-- start DATASET RECORDS --

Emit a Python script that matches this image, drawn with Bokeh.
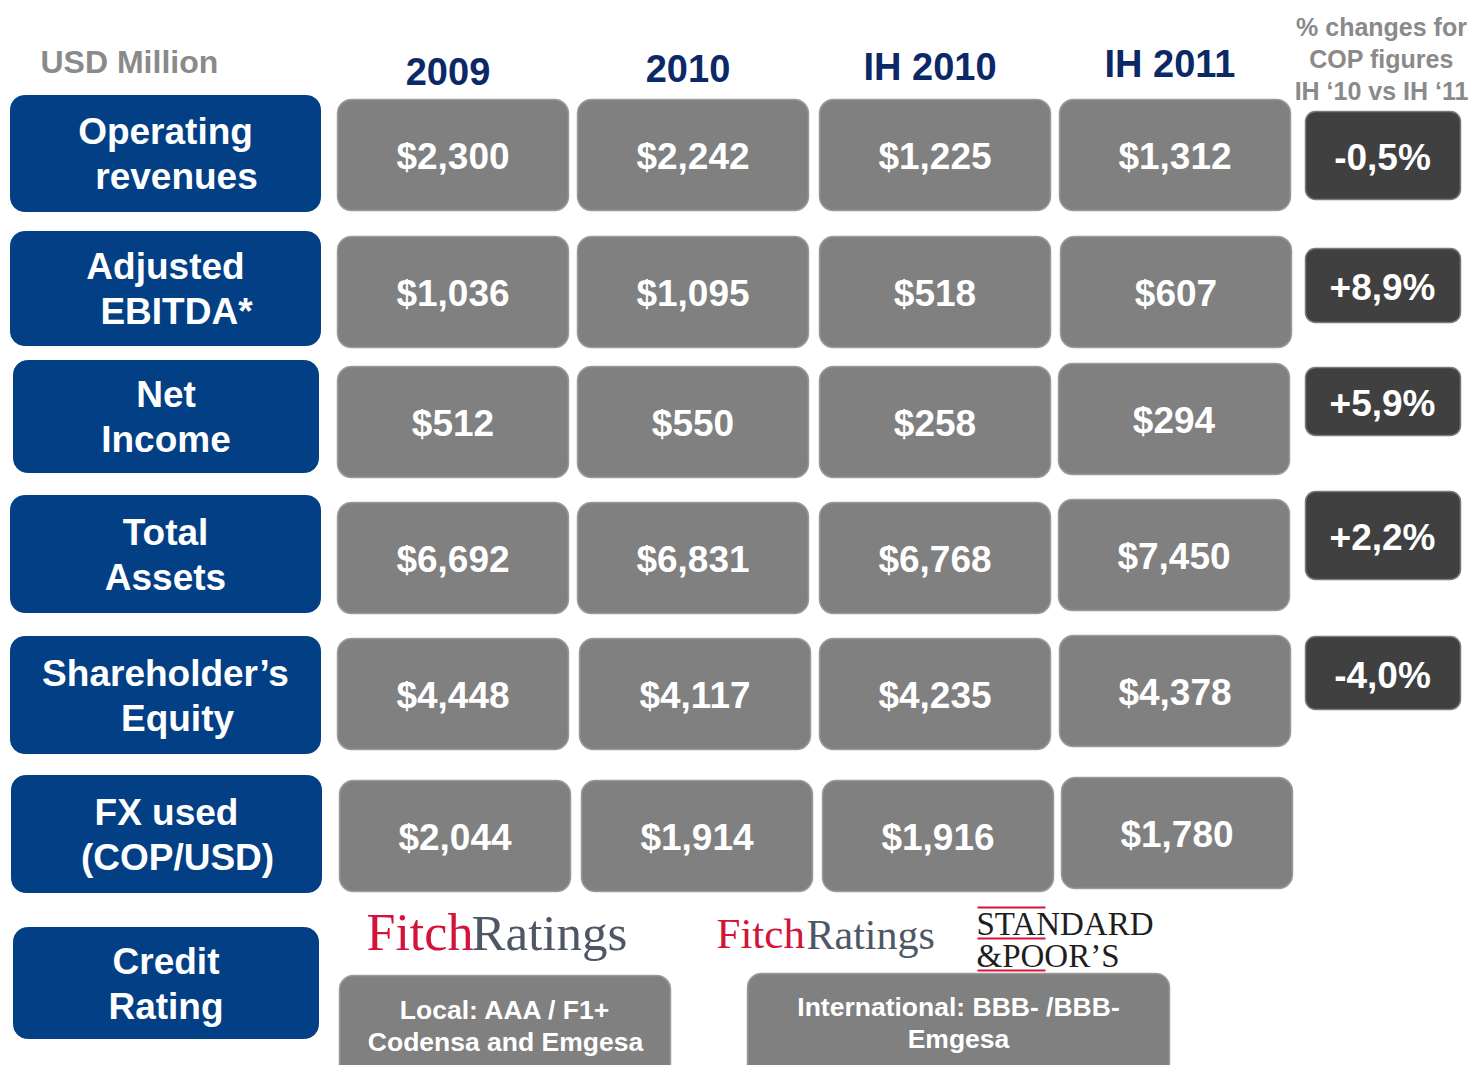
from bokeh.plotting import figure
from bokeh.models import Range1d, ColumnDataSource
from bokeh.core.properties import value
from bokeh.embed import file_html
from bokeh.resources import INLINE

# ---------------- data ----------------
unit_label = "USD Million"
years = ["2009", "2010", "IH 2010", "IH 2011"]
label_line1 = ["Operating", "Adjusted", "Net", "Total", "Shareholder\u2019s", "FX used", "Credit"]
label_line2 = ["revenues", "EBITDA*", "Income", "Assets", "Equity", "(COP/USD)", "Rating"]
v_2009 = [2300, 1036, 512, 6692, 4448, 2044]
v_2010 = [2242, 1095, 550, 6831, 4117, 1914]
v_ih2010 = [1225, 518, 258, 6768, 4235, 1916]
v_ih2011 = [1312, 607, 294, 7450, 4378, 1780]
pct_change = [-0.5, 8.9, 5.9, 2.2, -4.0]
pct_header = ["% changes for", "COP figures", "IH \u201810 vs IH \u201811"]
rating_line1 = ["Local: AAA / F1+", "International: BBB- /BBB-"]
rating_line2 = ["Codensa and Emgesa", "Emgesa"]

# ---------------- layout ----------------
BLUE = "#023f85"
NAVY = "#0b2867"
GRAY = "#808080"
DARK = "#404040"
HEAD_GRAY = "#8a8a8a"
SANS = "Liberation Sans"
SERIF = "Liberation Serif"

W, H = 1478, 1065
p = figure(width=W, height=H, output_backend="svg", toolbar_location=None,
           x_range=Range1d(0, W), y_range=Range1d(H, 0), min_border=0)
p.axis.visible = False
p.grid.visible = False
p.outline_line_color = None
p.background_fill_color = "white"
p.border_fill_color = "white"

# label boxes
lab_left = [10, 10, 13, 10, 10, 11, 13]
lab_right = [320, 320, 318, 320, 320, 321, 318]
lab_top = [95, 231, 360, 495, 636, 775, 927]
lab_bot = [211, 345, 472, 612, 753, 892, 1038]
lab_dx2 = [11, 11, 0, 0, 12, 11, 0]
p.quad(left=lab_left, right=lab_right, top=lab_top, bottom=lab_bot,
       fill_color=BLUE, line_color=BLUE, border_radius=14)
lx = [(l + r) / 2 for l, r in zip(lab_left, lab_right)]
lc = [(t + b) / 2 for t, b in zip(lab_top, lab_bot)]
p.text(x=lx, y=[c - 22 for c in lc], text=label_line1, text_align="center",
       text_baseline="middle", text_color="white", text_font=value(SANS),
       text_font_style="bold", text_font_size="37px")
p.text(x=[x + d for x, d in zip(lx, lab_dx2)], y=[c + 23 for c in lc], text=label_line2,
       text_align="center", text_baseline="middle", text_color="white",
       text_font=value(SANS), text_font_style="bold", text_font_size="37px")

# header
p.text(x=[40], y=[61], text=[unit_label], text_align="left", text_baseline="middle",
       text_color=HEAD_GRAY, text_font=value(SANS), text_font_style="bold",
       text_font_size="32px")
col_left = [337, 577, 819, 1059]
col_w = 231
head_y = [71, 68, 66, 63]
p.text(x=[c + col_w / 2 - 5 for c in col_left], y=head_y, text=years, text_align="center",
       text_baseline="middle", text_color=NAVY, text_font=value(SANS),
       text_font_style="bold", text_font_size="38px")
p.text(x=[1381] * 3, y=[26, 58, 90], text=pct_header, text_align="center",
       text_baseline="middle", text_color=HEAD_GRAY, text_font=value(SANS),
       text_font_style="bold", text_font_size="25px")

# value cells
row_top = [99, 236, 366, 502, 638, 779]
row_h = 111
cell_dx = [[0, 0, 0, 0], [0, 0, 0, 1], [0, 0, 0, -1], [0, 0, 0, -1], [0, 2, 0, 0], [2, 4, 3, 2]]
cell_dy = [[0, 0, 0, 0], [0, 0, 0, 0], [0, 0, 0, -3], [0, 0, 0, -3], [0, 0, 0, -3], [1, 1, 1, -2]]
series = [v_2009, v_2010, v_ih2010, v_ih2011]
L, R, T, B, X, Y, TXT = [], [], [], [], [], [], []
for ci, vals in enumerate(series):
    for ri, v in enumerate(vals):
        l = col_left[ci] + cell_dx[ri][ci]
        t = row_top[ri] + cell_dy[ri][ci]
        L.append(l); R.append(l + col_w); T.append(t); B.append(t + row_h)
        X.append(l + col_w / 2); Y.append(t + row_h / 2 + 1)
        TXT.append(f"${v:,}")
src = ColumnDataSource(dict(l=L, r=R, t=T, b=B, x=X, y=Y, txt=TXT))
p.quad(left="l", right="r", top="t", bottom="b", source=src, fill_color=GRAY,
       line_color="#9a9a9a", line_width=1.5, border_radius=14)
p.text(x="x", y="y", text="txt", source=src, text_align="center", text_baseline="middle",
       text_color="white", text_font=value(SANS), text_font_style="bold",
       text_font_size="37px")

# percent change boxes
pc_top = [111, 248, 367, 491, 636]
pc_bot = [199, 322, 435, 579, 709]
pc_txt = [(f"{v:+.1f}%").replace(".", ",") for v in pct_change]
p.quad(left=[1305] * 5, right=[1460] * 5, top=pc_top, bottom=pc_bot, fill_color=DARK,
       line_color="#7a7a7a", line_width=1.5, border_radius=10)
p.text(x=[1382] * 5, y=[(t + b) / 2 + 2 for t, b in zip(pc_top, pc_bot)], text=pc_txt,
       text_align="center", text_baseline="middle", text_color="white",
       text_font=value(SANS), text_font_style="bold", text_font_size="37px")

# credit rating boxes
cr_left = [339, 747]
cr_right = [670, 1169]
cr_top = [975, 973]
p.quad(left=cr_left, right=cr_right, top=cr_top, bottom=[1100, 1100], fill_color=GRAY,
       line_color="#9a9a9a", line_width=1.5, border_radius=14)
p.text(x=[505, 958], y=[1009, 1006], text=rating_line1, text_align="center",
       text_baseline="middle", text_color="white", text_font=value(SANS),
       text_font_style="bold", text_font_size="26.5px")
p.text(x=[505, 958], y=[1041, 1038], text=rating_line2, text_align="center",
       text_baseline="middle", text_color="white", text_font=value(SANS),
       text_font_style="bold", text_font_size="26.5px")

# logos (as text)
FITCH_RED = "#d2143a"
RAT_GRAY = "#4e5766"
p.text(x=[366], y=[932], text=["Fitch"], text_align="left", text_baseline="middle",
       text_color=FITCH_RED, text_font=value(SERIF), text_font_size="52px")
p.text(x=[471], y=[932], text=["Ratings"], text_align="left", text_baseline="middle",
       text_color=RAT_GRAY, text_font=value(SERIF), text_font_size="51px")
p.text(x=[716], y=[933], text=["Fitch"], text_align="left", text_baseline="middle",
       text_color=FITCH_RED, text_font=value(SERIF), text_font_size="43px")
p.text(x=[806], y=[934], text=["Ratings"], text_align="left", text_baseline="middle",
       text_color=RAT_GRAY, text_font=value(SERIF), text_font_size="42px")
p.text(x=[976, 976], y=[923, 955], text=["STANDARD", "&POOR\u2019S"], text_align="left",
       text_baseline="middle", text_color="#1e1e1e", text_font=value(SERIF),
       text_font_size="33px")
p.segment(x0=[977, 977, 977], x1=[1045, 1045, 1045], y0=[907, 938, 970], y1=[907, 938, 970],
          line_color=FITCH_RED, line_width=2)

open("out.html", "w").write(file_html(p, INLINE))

-- end DATASET RECORDS --
-- start DATASET RECORDS --

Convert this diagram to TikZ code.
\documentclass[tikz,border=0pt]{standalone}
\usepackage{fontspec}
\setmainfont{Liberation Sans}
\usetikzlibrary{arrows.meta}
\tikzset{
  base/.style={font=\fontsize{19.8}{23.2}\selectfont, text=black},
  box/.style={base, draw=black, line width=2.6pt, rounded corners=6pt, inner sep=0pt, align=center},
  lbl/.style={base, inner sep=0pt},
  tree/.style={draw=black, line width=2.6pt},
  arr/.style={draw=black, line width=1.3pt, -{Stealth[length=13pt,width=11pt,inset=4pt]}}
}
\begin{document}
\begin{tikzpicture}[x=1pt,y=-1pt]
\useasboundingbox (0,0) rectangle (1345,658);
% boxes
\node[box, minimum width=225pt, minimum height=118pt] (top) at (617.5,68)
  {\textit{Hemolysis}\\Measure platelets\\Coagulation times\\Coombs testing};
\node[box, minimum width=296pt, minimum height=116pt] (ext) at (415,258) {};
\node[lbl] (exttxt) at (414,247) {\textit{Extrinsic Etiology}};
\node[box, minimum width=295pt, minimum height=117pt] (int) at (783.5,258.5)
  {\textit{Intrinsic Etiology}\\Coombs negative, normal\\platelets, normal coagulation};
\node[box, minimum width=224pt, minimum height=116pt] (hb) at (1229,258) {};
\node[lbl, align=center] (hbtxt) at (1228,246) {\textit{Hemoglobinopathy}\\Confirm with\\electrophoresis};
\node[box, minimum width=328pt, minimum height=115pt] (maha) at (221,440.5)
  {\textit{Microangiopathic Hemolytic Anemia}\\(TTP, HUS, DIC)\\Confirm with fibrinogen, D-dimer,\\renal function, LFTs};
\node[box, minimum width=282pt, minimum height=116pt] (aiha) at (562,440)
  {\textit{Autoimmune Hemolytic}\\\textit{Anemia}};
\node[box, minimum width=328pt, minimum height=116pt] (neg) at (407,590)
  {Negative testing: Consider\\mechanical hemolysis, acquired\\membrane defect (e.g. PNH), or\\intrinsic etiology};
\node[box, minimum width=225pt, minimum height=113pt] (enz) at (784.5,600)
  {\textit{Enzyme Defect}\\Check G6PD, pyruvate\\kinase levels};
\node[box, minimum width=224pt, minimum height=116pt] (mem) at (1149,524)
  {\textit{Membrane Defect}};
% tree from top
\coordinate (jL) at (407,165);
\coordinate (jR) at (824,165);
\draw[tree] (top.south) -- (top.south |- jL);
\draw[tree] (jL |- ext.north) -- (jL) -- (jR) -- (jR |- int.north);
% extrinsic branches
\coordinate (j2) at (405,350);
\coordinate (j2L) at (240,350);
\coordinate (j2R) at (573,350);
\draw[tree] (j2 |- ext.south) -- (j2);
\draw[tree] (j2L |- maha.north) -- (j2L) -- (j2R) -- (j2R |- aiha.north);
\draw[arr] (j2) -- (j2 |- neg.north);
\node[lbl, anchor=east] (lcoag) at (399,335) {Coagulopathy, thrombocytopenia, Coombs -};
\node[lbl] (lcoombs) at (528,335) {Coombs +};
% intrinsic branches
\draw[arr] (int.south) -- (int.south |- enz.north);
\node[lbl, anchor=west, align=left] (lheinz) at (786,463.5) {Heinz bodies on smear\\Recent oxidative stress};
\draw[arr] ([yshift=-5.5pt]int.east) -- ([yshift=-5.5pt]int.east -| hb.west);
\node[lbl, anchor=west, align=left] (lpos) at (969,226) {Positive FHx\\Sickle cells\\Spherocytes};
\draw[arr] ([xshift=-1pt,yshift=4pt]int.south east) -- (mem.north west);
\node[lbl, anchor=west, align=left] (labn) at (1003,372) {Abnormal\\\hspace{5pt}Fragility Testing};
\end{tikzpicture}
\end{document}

-- end DATASET RECORDS --
-- start DATASET RECORDS --

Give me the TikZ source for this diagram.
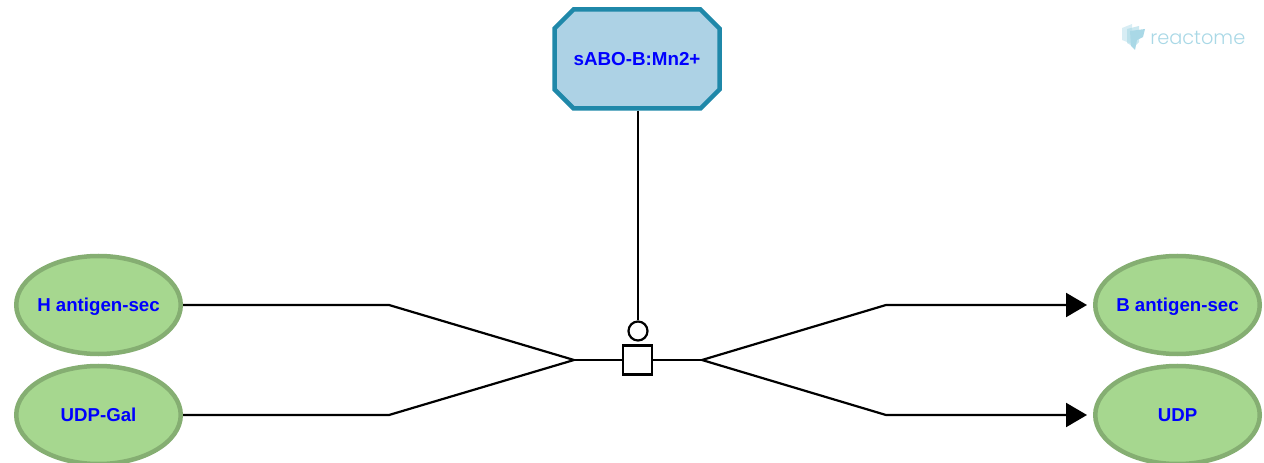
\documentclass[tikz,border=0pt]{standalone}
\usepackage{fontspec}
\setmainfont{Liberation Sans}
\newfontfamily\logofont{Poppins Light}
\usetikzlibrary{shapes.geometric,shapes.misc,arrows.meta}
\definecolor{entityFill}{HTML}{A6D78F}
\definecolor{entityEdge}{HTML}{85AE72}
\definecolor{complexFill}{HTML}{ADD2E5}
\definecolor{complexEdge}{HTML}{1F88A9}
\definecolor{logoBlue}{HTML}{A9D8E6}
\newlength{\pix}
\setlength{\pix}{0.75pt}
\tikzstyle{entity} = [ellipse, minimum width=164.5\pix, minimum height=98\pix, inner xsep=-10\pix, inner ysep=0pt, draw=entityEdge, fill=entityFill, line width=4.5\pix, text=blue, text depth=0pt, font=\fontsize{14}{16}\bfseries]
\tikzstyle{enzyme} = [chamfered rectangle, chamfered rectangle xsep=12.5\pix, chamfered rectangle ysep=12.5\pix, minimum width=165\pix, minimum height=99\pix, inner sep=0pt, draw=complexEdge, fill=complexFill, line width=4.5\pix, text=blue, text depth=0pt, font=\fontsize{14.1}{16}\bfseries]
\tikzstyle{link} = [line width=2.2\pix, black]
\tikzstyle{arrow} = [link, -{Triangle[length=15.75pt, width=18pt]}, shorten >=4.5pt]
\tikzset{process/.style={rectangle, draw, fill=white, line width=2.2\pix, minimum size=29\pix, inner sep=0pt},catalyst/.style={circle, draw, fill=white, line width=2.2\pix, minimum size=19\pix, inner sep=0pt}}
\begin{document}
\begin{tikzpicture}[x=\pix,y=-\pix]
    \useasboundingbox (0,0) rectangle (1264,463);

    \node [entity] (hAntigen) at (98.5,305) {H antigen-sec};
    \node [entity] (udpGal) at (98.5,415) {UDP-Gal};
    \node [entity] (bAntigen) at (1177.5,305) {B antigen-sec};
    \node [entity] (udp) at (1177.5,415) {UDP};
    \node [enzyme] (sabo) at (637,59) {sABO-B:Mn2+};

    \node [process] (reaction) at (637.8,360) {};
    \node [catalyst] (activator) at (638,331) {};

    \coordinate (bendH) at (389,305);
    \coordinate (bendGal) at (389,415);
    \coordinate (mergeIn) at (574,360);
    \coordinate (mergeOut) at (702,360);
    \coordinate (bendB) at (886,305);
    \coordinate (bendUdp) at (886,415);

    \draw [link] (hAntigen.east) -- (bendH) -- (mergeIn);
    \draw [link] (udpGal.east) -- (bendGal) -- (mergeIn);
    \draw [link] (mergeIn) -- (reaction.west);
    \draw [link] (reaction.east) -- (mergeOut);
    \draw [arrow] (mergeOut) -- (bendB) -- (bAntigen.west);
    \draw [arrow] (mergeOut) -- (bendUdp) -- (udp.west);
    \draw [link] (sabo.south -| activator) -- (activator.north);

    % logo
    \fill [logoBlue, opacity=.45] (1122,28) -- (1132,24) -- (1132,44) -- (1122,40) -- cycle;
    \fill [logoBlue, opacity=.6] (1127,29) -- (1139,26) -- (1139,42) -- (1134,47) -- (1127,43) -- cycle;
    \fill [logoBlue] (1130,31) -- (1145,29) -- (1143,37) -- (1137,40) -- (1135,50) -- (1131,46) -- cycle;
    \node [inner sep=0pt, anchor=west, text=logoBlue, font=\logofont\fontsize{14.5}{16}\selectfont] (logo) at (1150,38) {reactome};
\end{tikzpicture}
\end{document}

-- end DATASET RECORDS --

## DESCRIPTION OF THE TASK
From the records above, quote word for word only the lines beginning at the line that has "Give me the TikZ source for this diagram." and stopping after the line that has "(0,0) rectangle (1264,463);". Omit the pictures.

## WRITTEN ANSWER
Give me the TikZ source for this diagram.
\documentclass[tikz,border=0pt]{standalone}
\usepackage{fontspec}
\setmainfont{Liberation Sans}
\newfontfamily\logofont{Poppins Light}
\usetikzlibrary{shapes.geometric,shapes.misc,arrows.meta}
\definecolor{entityFill}{HTML}{A6D78F}
\definecolor{entityEdge}{HTML}{85AE72}
\definecolor{complexFill}{HTML}{ADD2E5}
\definecolor{complexEdge}{HTML}{1F88A9}
\definecolor{logoBlue}{HTML}{A9D8E6}
\newlength{\pix}
\setlength{\pix}{0.75pt}
\tikzstyle{entity} = [ellipse, minimum width=164.5\pix, minimum height=98\pix, inner xsep=-10\pix, inner ysep=0pt, draw=entityEdge, fill=entityFill, line width=4.5\pix, text=blue, text depth=0pt, font=\fontsize{14}{16}\bfseries]
\tikzstyle{enzyme} = [chamfered rectangle, chamfered rectangle xsep=12.5\pix, chamfered rectangle ysep=12.5\pix, minimum width=165\pix, minimum height=99\pix, inner sep=0pt, draw=complexEdge, fill=complexFill, line width=4.5\pix, text=blue, text depth=0pt, font=\fontsize{14.1}{16}\bfseries]
\tikzstyle{link} = [line width=2.2\pix, black]
\tikzstyle{arrow} = [link, -{Triangle[length=15.75pt, width=18pt]}, shorten >=4.5pt]
\tikzset{process/.style={rectangle, draw, fill=white, line width=2.2\pix, minimum size=29\pix, inner sep=0pt},catalyst/.style={circle, draw, fill=white, line width=2.2\pix, minimum size=19\pix, inner sep=0pt}}
\begin{document}
\begin{tikzpicture}[x=\pix,y=-\pix]
    \useasboundingbox (0,0) rectangle (1264,463);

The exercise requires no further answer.